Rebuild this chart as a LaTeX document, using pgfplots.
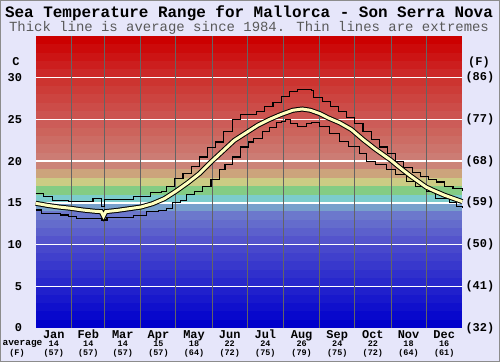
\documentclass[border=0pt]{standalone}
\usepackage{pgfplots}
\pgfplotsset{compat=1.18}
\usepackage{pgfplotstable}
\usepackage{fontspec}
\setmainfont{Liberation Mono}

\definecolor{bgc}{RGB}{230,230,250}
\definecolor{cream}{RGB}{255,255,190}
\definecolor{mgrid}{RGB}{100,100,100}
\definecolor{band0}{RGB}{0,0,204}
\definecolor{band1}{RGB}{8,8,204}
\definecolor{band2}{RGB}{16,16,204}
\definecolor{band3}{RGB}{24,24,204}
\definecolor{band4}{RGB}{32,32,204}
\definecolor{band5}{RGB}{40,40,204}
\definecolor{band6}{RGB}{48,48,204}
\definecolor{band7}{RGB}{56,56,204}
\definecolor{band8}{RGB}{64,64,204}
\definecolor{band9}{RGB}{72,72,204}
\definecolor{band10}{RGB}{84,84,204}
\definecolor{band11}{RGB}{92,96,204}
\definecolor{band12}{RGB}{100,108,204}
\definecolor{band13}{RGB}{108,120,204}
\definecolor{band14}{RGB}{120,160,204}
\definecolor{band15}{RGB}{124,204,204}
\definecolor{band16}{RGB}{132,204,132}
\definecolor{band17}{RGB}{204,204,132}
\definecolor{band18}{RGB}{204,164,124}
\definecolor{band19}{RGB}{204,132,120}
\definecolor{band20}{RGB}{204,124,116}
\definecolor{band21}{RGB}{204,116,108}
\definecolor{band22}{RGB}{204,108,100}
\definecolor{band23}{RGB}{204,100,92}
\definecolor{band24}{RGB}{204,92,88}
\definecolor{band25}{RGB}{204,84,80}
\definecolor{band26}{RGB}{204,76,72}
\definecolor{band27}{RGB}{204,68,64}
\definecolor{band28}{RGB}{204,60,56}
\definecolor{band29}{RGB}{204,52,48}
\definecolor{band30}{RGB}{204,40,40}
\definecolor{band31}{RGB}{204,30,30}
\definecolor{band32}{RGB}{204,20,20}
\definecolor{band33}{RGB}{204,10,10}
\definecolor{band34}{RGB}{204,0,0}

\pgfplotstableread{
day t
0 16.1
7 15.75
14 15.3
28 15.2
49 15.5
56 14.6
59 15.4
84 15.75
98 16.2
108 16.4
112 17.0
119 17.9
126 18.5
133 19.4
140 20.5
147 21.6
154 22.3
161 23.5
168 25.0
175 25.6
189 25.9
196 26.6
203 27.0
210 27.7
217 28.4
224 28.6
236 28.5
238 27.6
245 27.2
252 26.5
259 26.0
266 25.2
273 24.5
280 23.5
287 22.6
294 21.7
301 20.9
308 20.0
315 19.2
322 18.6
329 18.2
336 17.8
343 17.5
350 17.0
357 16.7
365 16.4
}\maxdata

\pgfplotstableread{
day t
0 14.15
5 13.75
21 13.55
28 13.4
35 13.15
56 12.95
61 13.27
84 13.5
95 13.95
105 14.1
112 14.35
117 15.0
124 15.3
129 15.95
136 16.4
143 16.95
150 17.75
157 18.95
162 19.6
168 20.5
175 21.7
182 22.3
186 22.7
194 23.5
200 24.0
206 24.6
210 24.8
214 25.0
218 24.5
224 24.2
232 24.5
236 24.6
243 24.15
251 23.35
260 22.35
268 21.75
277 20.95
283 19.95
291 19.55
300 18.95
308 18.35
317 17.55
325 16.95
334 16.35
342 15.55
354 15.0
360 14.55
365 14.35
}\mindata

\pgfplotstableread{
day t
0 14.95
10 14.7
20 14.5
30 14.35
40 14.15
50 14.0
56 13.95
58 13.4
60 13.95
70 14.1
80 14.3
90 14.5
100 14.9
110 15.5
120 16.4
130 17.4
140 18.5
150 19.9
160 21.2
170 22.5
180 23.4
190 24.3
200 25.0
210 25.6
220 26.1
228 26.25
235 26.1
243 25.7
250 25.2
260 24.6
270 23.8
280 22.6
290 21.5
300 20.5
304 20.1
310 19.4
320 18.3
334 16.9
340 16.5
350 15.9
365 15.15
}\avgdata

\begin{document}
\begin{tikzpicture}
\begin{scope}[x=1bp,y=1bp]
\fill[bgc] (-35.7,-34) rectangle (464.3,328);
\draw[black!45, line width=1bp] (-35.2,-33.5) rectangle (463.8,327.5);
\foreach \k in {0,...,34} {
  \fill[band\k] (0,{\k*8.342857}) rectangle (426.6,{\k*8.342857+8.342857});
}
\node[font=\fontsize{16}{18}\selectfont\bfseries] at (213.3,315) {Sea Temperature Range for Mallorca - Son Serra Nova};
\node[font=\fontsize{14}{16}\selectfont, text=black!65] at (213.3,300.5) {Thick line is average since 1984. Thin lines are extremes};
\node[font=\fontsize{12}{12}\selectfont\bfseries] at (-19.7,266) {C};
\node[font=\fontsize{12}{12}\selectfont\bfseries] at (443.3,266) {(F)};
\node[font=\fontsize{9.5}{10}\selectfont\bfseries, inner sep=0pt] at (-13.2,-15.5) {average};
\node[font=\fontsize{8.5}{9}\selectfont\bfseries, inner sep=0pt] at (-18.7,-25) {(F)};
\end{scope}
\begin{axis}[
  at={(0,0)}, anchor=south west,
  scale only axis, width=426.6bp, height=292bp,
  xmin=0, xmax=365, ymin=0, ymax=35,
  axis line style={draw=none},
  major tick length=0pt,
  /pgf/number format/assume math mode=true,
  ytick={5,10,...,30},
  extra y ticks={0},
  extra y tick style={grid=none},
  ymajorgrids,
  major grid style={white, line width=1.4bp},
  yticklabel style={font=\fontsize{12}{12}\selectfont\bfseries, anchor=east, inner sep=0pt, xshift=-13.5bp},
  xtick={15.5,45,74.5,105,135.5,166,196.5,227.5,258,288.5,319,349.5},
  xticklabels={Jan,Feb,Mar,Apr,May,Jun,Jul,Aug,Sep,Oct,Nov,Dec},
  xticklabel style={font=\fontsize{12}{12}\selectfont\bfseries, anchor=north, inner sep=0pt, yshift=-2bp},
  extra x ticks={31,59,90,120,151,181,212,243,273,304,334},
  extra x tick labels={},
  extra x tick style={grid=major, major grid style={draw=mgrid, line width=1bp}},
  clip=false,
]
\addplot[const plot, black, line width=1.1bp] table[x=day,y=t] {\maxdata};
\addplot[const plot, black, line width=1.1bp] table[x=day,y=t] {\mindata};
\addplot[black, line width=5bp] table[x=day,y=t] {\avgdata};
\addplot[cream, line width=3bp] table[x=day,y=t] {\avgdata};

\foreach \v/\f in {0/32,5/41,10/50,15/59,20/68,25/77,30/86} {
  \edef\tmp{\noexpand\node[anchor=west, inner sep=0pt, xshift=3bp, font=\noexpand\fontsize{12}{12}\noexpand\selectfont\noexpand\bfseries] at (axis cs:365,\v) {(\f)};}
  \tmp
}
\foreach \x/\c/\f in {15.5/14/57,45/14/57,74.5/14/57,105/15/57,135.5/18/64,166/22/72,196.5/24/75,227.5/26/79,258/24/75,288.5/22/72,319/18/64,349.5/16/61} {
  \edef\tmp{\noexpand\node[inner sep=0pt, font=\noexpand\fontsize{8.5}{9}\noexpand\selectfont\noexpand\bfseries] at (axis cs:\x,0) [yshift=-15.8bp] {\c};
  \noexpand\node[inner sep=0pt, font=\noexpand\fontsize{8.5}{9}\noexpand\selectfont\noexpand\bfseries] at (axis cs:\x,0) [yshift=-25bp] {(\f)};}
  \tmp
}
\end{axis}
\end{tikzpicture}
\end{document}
════════
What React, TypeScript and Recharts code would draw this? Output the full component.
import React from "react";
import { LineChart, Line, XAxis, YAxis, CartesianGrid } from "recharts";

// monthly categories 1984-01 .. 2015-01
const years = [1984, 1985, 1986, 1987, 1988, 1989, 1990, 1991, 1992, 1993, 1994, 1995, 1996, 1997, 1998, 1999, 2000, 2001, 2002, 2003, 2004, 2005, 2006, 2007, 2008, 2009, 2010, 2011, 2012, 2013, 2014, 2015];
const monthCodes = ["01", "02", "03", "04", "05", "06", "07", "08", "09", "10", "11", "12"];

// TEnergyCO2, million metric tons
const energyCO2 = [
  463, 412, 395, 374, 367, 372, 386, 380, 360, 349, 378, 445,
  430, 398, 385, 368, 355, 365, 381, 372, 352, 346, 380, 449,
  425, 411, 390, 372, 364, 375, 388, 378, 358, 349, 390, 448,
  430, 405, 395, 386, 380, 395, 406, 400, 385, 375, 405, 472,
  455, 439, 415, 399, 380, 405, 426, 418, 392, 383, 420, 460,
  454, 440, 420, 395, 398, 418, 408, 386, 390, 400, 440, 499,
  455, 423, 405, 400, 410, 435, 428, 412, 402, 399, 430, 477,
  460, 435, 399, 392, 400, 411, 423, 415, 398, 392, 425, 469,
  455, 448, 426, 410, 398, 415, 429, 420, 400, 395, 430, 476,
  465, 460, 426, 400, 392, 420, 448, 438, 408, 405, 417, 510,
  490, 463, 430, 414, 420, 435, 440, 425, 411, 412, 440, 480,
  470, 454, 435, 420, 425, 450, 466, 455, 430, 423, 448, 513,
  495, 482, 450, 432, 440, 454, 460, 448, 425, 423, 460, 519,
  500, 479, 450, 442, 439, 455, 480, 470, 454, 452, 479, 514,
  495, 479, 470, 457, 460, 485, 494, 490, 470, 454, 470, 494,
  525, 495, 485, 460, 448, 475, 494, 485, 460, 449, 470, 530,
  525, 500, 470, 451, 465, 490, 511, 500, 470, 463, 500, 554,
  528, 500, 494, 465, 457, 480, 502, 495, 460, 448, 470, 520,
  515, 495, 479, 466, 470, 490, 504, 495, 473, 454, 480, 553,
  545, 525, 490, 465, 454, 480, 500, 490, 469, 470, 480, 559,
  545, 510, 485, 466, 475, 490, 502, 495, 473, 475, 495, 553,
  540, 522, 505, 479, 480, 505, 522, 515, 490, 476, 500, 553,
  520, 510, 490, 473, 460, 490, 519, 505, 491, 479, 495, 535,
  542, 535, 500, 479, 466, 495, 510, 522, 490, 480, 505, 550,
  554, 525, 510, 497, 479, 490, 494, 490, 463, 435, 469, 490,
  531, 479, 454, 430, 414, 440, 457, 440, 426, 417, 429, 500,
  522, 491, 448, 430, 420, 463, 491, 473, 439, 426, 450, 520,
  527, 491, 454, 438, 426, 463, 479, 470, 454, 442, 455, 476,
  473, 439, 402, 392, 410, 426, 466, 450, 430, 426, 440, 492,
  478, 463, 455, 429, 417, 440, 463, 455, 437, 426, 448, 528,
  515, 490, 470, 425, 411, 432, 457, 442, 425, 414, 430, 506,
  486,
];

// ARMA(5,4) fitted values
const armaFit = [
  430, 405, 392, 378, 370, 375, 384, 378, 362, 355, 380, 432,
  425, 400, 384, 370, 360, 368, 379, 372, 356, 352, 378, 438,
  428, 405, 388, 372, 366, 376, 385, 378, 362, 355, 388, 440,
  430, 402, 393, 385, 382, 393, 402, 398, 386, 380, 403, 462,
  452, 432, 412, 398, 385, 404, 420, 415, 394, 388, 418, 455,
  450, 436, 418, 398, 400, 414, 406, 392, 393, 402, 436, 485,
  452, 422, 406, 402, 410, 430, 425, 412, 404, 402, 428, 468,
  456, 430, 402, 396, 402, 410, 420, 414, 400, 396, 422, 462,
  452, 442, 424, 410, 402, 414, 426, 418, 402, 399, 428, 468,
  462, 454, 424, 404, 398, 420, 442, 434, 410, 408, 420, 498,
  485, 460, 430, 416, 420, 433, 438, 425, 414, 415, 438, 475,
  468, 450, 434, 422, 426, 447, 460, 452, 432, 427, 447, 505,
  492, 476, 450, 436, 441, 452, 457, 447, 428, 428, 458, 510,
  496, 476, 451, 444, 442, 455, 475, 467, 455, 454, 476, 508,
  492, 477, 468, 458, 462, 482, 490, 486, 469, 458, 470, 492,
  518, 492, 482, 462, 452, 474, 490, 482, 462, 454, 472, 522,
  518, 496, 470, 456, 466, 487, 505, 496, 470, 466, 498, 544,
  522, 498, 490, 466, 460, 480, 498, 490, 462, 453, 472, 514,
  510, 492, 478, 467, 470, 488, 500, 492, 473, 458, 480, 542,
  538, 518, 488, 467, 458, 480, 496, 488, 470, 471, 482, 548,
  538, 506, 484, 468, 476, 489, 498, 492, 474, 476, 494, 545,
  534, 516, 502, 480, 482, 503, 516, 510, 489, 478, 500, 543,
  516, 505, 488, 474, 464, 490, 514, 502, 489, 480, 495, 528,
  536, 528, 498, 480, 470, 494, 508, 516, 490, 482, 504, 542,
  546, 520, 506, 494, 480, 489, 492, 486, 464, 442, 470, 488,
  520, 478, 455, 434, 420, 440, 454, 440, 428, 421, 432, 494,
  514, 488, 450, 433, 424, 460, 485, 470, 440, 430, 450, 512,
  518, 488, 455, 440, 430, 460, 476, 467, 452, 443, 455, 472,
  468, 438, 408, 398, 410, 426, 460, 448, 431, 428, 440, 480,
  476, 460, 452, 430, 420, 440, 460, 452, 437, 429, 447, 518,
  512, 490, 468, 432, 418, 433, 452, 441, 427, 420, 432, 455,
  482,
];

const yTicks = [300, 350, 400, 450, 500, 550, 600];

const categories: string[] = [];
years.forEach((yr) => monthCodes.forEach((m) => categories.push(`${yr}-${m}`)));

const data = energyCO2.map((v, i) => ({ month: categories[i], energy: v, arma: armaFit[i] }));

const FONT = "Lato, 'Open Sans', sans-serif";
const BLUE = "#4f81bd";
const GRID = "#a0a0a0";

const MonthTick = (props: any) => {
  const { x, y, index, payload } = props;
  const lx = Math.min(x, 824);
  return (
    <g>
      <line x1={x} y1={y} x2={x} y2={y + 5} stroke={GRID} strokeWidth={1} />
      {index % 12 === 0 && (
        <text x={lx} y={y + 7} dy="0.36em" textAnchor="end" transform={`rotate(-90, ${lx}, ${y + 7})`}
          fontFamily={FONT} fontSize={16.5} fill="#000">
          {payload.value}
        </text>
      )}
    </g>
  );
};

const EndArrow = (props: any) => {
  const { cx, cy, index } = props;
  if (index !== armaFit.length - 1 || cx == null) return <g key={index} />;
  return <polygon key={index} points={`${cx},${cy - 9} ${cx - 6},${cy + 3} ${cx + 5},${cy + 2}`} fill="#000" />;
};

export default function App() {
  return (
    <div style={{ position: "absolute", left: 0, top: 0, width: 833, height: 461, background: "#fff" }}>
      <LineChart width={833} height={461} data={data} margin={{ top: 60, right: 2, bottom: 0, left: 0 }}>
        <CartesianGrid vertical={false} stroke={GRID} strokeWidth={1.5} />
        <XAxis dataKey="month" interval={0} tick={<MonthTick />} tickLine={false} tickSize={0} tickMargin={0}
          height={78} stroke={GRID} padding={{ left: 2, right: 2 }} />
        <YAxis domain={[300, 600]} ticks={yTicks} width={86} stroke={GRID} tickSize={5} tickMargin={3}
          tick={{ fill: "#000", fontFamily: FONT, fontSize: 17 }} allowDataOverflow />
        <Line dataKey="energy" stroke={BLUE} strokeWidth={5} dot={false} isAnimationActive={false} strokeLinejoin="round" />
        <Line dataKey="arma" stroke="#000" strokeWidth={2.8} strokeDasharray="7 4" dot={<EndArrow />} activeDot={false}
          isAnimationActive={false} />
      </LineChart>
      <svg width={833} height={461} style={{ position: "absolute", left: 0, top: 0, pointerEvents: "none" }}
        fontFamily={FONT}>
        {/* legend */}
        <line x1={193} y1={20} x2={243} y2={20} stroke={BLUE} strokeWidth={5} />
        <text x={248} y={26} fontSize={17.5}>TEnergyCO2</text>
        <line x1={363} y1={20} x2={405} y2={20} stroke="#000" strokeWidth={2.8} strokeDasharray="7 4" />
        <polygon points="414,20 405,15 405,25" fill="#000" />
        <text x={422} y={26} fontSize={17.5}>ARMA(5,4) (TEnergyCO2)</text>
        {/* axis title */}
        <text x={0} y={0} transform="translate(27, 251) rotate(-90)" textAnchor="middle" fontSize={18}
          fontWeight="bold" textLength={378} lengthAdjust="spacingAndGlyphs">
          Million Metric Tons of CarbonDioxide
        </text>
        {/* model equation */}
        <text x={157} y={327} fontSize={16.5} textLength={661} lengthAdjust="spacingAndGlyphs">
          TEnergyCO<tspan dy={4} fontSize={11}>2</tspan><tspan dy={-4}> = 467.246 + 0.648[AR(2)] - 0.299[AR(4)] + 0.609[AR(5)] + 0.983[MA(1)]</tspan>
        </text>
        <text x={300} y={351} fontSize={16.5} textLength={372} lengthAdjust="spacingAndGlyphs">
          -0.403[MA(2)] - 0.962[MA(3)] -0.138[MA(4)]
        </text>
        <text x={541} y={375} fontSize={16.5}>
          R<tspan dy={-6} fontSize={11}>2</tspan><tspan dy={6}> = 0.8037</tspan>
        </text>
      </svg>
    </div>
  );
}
════════
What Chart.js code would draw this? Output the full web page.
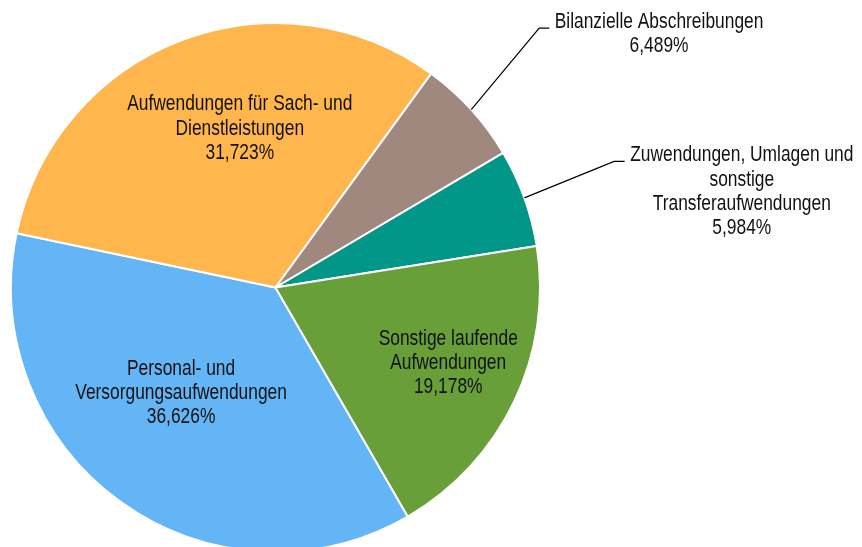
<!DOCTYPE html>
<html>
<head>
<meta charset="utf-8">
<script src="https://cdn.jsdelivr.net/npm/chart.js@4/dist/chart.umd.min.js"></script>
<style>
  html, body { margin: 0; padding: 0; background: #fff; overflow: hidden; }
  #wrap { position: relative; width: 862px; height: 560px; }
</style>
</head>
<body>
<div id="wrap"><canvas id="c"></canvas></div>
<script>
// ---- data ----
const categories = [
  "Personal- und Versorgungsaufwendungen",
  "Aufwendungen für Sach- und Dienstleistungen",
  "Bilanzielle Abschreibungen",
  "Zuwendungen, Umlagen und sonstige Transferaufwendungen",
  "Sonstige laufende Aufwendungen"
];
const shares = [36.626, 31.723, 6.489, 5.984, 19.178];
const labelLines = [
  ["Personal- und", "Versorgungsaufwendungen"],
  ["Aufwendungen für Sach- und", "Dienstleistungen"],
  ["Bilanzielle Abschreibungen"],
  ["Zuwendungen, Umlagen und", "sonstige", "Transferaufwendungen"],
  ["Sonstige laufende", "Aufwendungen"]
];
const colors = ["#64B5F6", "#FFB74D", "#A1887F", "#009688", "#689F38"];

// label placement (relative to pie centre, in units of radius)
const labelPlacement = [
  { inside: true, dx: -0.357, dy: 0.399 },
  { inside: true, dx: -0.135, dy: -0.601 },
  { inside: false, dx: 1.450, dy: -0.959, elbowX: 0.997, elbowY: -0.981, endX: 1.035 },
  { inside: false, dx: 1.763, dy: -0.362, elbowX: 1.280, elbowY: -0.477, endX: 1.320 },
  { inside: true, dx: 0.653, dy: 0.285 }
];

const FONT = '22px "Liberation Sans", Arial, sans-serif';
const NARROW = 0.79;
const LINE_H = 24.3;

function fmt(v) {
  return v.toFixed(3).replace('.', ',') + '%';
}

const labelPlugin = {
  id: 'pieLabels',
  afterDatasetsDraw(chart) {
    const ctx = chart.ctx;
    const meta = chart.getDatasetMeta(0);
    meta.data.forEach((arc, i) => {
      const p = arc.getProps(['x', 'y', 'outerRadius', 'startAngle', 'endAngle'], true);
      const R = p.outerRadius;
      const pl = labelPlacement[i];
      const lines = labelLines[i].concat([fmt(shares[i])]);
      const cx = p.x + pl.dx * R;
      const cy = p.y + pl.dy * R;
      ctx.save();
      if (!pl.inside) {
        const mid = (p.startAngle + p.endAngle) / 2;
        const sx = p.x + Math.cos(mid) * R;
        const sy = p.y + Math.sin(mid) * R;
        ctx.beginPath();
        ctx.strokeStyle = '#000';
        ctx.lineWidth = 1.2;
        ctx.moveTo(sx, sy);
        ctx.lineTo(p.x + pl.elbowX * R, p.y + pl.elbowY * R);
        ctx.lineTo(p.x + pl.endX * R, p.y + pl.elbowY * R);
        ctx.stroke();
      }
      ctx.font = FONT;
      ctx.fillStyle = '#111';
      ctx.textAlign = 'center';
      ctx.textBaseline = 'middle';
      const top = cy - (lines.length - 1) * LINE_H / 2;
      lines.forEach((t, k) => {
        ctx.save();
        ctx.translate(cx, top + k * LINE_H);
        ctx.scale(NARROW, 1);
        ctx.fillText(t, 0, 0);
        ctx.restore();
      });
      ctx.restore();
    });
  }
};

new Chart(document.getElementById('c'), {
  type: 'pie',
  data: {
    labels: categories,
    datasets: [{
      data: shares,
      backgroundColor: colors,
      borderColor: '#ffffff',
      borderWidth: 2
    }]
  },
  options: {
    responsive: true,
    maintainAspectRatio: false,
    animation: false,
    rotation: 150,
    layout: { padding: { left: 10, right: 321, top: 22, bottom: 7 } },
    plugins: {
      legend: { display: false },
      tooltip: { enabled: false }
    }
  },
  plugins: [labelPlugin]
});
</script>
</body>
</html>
════════
GIVEN REQUEST => Which lines above run from the one containing "What React, TypeScript" down to the one containing "XAxis, YAxis, CartesianGrid"? Repeat exactly those, both ends included, and nothing else.

THE COMPLETED TASK =>
What React, TypeScript and Recharts code would draw this? Output the full component.
import React from "react";
import { LineChart, Line, XAxis, YAxis, CartesianGrid } from "recharts";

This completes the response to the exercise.